I would like to know, therefore, if you will kindly ask the Bishop of Lincoln, whose feelings you seem so afraid of hurting, whether by the test of any morality whatever, New Testament included, our two Sinhalese exemplars of the noble ethics of Śakya Muni, are, in the opinion of his “right reverendship,” less worthy of reverence than, for instance—the American Rev. H. W. Beecher, who was proved adulterer and perjurer, and only saved from prison by a disagreement of the jury, under the pressure of the cleverest counsel in America. Or than the “right reverend” Samuel MacCroskey, Episcopal Bishop of Michigan, who last year seduced his thirteen-year old adopted daughter. Or, again, the “reverend” Mr. Hayden, who tried to conceal his crime of seduction and adultery, by cutting the throat of his paramour and disembowelling her. Or, as perhaps the noble Bishop takes exception to methodist and other nonconformist clergymen being called “reverend,” I had better submit for his decision the most recent case of the “Very Right Reverend” Roman Catholic Archbishop Purcell, who, in league with his brother Edward, also a “reverend”—has just stolen six million dollars (Rs. 1,20,00,000) from the poor fund of his diocese?

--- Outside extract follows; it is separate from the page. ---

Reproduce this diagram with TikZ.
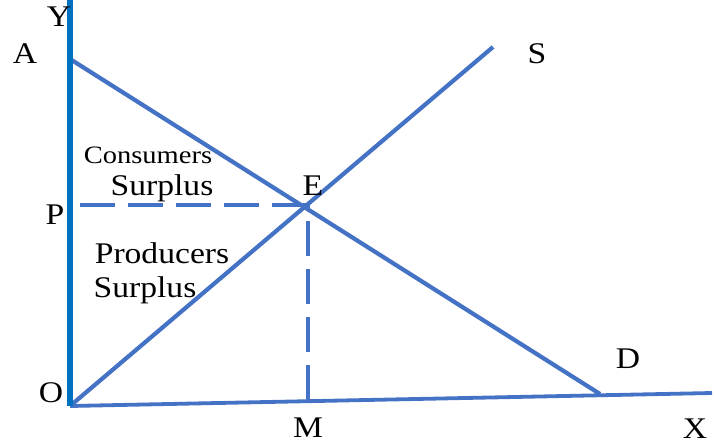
\documentclass[tikz,border=0pt]{standalone}
\usepackage{fontspec}
\setmainfont{Liberation Serif}
\definecolor{lineblue}{RGB}{68,114,196}
\definecolor{axisblue}{RGB}{0,112,192}
\tikzset{
  curve/.style={draw=lineblue, line width=4.2pt},
  axisy/.style={draw=axisblue, line width=5.4pt},
  axisx/.style={draw=lineblue, line width=3.8pt},
  guide/.style={draw=lineblue, line width=4.2pt, dash pattern=on 35pt off 13pt},
  lbl/.style={inner sep=0pt, anchor=base, font=\fontsize{30}{30}\selectfont, xscale=1.12},
  small/.style={inner sep=0pt, anchor=base, font=\fontsize{25}{26}\selectfont, xscale=1.14},
}
\begin{document}
\begin{tikzpicture}[x=1pt,y=-1pt]
\useasboundingbox (0,0) rectangle (714,447);
\coordinate (O) at (70,406);
\coordinate (Ytop) at (70,0);
\coordinate (Xend) at (712,393);
\coordinate (A) at (70,59);
\coordinate (Dend) at (600,394);
\coordinate (Send) at (493,47);
\coordinate (E) at (308,205);
\coordinate (Pd) at (80,205);
\coordinate (Md) at (308,400);
\draw[curve] (A) -- (Dend);
\draw[curve] (O) -- (Send);
\draw[guide] (Pd) -- (E);
\draw[guide] (Md) -- (E);
\draw[axisx] (O) -- (Xend);
\draw[axisy] (O) -- (Ytop);
\node[lbl] (ly) at (59,27) {Y};
\node[lbl] (la) at (25,63) {A};
\node[lbl] (lp) at (55,224) {P};
\node[lbl] (lo) at (51,402) {O};
\node[lbl] (lm) at (308,437) {M};
\node[lbl] (lx) at (695,438) {X};
\node[lbl] (ls) at (537,63) {S};
\node[lbl] (ld) at (628,368) {D};
\node[lbl] (le) at (313,195) {E};
\node[small] (cons) at (148,163) {Consumers};
\node[lbl] (csur) at (162,195) {Surplus};
\node[lbl] (prod) at (162,263) {Producers};
\node[lbl] (psur) at (145,297) {Surplus};
\end{tikzpicture}
\end{document}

46 Last week’s mail, also, brings us word that the “reverend” T. de Witt Talmage, of Brooklyn—long recognized by the majority of the American press as the rankest blasphemer and most catch-penny montebank that ever trod pulpit (and yet lately the honored host of the poet Martin Farquhar Tupper)—is now on trial before the Presbytery for alleged “lying, stealing, forgery, and deceiving his congregation.” But enough; the Bishop ought not to ask for more excerpts from my scrapbooks.

So, gently, if you please, our critic. Come outside your own crystal palace before throwing the hard rocks of your wit at “yellow-robed, shaven-headed, bare-shouldered ‘reverends,’ ” or even heathen Theosophists.

H. P. BLAVATSKY. Corresponding Secretary of the Theosophical Society.


Footnotes


  1. [Souvenirs d’un voyage dans la Tartarie, le Thibet, et la Chine pendant les années 1844, 1845, et 1846. Paris, 1850; 2 vols.—Engl. tr by W. Hazlitt, 1851.—Compiler.]